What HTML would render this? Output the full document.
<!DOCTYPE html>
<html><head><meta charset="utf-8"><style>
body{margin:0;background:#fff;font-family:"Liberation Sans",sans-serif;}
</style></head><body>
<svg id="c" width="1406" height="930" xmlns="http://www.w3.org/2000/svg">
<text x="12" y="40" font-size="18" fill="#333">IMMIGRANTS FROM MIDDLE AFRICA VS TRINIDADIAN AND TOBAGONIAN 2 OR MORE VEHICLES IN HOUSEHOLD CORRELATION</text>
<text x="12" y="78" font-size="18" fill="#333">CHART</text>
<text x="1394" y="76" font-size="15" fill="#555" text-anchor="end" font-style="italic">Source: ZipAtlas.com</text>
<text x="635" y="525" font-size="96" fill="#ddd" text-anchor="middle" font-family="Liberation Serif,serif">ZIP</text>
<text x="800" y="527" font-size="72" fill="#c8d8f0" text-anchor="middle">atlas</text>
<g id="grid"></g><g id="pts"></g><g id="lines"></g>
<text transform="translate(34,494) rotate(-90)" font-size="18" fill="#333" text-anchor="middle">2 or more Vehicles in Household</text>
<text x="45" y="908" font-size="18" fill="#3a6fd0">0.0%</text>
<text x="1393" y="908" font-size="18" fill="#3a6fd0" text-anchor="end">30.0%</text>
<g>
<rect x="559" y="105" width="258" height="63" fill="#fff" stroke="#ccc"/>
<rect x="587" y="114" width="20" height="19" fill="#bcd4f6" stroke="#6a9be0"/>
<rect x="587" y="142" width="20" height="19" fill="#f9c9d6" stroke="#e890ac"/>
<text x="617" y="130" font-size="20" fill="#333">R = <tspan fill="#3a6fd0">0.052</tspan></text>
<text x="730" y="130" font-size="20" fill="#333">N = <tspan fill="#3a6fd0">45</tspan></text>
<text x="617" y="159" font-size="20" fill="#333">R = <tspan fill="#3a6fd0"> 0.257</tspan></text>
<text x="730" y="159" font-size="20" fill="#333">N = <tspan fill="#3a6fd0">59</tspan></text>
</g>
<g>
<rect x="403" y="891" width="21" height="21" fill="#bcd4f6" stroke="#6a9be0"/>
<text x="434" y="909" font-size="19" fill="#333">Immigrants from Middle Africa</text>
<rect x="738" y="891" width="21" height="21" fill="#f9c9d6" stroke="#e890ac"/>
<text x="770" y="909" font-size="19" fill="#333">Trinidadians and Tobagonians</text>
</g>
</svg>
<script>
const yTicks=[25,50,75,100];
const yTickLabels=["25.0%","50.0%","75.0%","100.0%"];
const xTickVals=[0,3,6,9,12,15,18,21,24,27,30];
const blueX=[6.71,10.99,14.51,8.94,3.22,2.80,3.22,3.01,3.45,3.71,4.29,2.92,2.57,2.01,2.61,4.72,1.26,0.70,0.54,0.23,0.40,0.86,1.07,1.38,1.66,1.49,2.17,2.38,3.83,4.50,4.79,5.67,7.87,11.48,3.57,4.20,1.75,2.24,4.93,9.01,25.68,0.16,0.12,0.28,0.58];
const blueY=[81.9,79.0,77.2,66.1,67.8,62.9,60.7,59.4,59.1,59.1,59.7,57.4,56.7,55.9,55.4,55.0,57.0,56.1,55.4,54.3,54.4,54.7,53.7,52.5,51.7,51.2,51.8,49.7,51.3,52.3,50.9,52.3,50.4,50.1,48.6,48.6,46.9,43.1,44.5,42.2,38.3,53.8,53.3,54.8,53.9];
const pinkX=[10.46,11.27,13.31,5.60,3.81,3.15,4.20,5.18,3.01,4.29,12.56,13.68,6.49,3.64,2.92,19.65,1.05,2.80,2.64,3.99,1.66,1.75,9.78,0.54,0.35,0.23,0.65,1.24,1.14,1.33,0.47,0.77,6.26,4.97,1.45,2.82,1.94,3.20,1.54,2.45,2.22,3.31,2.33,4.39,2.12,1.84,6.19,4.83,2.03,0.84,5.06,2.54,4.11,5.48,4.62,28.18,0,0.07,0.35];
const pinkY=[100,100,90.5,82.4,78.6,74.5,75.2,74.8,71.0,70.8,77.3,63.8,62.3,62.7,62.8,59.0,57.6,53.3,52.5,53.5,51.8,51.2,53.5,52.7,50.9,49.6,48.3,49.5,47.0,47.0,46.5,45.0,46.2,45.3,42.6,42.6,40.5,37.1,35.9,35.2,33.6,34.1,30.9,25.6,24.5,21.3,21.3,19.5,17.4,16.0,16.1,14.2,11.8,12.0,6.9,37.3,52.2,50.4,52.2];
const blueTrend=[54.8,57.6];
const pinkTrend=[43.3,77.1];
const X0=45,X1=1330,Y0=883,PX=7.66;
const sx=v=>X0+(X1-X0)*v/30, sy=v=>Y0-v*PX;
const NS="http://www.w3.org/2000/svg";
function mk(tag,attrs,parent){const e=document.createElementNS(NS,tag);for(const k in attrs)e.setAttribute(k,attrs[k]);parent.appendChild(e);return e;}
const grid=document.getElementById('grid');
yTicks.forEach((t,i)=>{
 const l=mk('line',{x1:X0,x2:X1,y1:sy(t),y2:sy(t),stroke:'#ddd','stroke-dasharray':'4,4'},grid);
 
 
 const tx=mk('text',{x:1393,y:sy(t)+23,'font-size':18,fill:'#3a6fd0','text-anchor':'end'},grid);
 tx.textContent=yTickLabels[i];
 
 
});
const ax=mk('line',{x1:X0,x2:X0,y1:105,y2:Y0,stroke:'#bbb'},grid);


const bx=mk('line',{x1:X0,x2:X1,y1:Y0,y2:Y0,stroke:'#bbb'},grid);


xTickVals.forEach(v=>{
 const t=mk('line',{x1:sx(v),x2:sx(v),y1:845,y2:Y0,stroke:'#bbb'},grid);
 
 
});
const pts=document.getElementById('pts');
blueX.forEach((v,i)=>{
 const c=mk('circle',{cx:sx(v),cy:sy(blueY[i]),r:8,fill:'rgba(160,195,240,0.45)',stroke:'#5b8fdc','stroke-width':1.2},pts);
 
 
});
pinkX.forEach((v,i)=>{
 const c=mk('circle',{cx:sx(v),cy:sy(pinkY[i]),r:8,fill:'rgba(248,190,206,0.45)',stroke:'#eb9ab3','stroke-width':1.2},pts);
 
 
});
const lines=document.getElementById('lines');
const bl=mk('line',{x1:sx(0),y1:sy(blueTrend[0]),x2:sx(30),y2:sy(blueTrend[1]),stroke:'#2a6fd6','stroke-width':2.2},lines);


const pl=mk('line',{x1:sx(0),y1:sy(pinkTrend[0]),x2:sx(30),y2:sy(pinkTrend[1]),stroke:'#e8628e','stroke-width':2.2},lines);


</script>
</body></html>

++++++++

### SHORT TASK
From the listing above, copy all lines holding the word "document".

### FINAL RESULT
What HTML would render this? Output the full document.
function mk(tag,attrs,parent){const e=document.createElementNS(NS,tag);for(const k in attrs)e.setAttribute(k,attrs[k]);parent.appendChild(e);return e;}
const grid=document.getElementById('grid');
const pts=document.getElementById('pts');
const lines=document.getElementById('lines');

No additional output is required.